The line containing "const y = d3.scaleLinear().domain([0, 250]).range([520, 104]);" marks the end: extract everything from the first line of the data through that line, exactly, with no pictures.

▬▬▬

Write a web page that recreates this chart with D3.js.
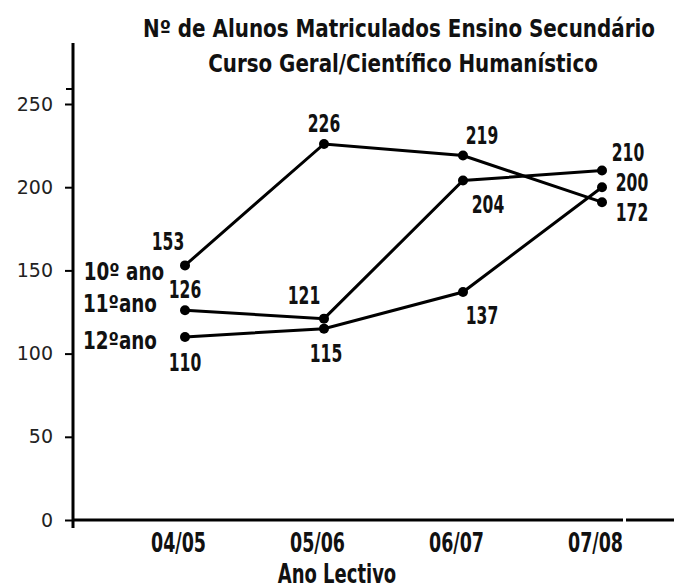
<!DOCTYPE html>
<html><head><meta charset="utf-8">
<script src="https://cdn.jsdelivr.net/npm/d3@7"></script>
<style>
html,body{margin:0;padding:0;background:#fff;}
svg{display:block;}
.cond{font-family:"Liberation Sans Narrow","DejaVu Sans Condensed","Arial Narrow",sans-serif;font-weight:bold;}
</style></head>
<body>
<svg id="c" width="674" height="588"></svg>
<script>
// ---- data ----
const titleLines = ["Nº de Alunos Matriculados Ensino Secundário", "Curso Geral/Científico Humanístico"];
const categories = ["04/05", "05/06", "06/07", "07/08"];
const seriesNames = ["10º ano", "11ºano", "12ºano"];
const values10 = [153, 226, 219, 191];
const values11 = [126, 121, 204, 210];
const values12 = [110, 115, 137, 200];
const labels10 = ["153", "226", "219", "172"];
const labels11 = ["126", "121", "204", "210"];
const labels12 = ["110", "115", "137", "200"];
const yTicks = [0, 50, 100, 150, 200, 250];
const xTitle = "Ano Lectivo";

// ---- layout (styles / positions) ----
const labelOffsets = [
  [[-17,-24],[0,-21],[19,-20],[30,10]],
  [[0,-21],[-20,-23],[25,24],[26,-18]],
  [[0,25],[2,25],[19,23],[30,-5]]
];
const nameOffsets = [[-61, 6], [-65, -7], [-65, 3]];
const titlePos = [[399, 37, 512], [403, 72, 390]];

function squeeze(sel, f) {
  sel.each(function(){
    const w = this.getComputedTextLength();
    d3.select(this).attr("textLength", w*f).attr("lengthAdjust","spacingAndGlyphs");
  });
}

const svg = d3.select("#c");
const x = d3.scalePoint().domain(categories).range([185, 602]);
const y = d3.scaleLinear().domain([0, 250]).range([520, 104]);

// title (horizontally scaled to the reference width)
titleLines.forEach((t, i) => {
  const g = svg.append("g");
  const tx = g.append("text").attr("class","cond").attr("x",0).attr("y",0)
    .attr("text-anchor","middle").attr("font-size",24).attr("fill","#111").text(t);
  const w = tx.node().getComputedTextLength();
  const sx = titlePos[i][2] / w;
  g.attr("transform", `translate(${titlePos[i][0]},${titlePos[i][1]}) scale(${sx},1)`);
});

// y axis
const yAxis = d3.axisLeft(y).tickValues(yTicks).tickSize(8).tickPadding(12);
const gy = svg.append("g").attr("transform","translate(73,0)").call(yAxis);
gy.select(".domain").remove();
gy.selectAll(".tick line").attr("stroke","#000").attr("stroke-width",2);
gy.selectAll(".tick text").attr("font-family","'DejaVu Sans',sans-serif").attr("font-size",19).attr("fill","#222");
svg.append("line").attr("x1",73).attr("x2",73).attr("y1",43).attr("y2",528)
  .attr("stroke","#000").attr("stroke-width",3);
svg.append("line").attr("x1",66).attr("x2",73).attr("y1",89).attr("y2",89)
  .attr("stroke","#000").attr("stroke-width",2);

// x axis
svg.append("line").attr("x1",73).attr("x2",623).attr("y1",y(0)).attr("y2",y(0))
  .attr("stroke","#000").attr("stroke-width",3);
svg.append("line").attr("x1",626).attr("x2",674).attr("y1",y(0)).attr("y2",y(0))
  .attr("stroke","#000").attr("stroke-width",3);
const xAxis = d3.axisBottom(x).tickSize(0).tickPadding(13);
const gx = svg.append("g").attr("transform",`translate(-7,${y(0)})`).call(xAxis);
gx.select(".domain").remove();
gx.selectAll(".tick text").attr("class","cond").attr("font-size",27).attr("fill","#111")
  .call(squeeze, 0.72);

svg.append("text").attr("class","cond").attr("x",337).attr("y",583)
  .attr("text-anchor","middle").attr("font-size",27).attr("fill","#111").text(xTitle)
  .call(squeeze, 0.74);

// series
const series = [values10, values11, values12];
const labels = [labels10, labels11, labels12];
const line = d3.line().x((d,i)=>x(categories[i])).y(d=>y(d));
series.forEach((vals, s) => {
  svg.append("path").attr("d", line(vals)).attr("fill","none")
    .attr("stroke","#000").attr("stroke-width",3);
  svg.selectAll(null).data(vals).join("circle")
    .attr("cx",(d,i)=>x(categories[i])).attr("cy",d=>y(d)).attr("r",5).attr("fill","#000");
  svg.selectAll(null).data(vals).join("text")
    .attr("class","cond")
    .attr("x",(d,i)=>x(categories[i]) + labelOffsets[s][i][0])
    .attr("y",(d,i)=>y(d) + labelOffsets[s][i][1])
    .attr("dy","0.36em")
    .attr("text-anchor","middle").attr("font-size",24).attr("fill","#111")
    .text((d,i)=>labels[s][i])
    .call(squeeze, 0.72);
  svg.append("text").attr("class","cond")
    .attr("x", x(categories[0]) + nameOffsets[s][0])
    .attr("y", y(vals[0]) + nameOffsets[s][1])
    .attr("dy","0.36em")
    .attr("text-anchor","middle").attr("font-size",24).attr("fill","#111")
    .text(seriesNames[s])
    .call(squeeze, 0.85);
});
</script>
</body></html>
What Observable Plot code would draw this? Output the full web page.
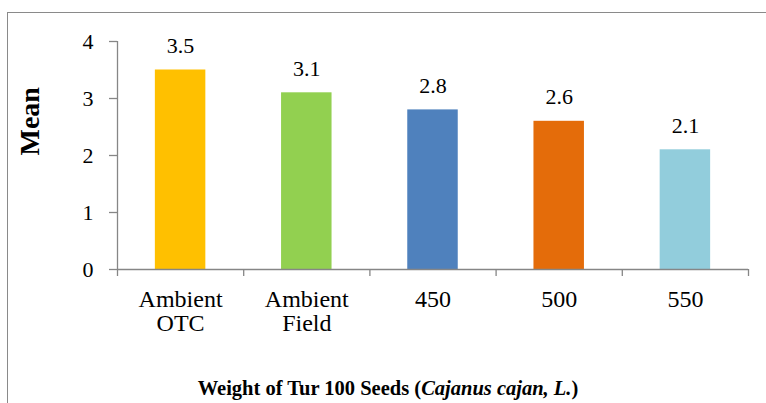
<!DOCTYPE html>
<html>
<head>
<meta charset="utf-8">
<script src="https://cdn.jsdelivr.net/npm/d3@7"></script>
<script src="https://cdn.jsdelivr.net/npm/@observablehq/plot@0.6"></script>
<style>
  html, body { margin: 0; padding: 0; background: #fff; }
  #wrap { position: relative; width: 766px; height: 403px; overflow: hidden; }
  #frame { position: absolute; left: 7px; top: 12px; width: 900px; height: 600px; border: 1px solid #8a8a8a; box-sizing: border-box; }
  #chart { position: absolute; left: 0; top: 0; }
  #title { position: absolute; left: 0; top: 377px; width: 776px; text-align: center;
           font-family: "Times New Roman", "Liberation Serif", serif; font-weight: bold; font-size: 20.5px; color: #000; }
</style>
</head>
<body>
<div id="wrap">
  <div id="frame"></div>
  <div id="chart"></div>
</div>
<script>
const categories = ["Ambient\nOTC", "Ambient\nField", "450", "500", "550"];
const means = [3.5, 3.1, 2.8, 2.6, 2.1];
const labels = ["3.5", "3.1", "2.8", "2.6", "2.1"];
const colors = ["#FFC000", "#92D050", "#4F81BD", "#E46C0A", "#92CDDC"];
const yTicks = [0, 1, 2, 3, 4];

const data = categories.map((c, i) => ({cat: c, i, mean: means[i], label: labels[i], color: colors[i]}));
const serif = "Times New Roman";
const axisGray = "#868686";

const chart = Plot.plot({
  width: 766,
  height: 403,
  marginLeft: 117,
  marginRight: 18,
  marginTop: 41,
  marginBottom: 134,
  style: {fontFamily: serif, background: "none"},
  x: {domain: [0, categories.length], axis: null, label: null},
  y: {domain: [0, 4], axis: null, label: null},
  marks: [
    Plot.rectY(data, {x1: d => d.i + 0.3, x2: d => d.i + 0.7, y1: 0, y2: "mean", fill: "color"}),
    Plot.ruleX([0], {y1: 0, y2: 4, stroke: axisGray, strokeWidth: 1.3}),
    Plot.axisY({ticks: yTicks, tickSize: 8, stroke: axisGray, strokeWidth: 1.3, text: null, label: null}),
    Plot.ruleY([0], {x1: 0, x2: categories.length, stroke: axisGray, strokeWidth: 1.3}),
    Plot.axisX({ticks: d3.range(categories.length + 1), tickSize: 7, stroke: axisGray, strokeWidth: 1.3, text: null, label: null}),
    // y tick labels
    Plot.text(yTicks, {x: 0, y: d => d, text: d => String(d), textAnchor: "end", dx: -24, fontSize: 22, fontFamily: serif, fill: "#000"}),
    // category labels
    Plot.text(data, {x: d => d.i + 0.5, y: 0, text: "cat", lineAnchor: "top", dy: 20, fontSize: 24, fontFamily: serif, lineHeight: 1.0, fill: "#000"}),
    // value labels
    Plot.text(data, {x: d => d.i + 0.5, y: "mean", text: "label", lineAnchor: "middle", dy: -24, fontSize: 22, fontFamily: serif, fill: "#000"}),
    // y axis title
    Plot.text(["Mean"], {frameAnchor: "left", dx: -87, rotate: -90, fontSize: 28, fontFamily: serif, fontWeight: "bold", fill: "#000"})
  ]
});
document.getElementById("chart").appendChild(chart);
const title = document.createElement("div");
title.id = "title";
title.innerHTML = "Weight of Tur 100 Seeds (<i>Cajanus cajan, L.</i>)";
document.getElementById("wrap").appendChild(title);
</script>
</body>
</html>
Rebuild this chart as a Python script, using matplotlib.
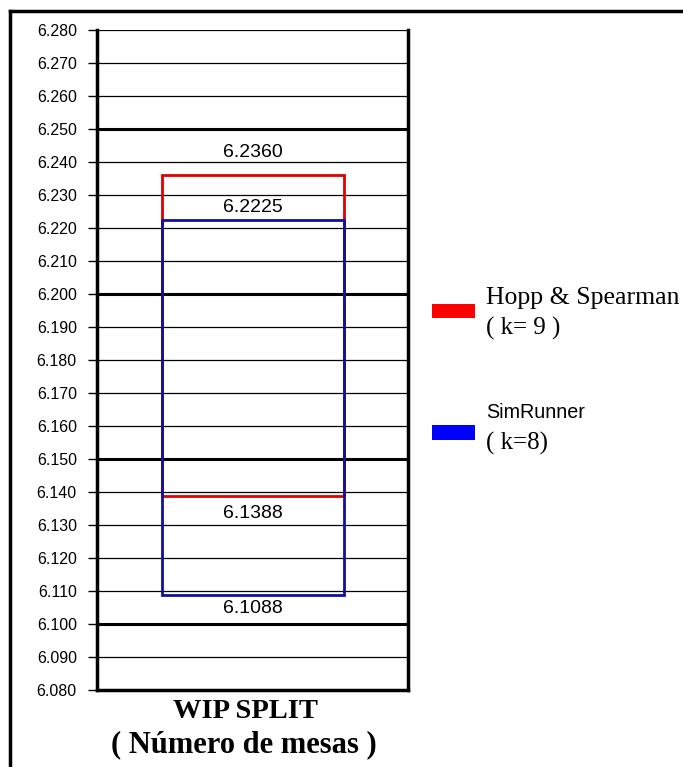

▬▬▬

### Task result
Write a web page that recreates this chart with D3.js.
<!DOCTYPE html>
<html><head><meta charset="utf-8">
<script src="https://cdn.jsdelivr.net/npm/d3@7"></script>
<style>
html,body{margin:0;padding:0;background:#fff;}
svg{display:block;}
.cond{font-family:"Liberation Sans Narrow","DejaVu Sans Condensed","Arial Narrow",sans-serif;font-weight:bold;}
</style></head>
<body>
<svg id="c" width="674" height="588"></svg>
<script>
// ---- data ----
const titleLines = ["Nº de Alunos Matriculados Ensino Secundário", "Curso Geral/Científico Humanístico"];
const categories = ["04/05", "05/06", "06/07", "07/08"];
const seriesNames = ["10º ano", "11ºano", "12ºano"];
const values10 = [153, 226, 219, 191];
const values11 = [126, 121, 204, 210];
const values12 = [110, 115, 137, 200];
const labels10 = ["153", "226", "219", "172"];
const labels11 = ["126", "121", "204", "210"];
const labels12 = ["110", "115", "137", "200"];
const yTicks = [0, 50, 100, 150, 200, 250];
const xTitle = "Ano Lectivo";

// ---- layout (styles / positions) ----
const labelOffsets = [
  [[-17,-24],[0,-21],[19,-20],[30,10]],
  [[0,-21],[-20,-23],[25,24],[26,-18]],
  [[0,25],[2,25],[19,23],[30,-5]]
];
const nameOffsets = [[-61, 6], [-65, -7], [-65, 3]];
const titlePos = [[399, 37, 512], [403, 72, 390]];

function squeeze(sel, f) {
  sel.each(function(){
    const w = this.getComputedTextLength();
    d3.select(this).attr("textLength", w*f).attr("lengthAdjust","spacingAndGlyphs");
  });
}

const svg = d3.select("#c");
const x = d3.scalePoint().domain(categories).range([185, 602]);
const y = d3.scaleLinear().domain([0, 250]).range([520, 104]);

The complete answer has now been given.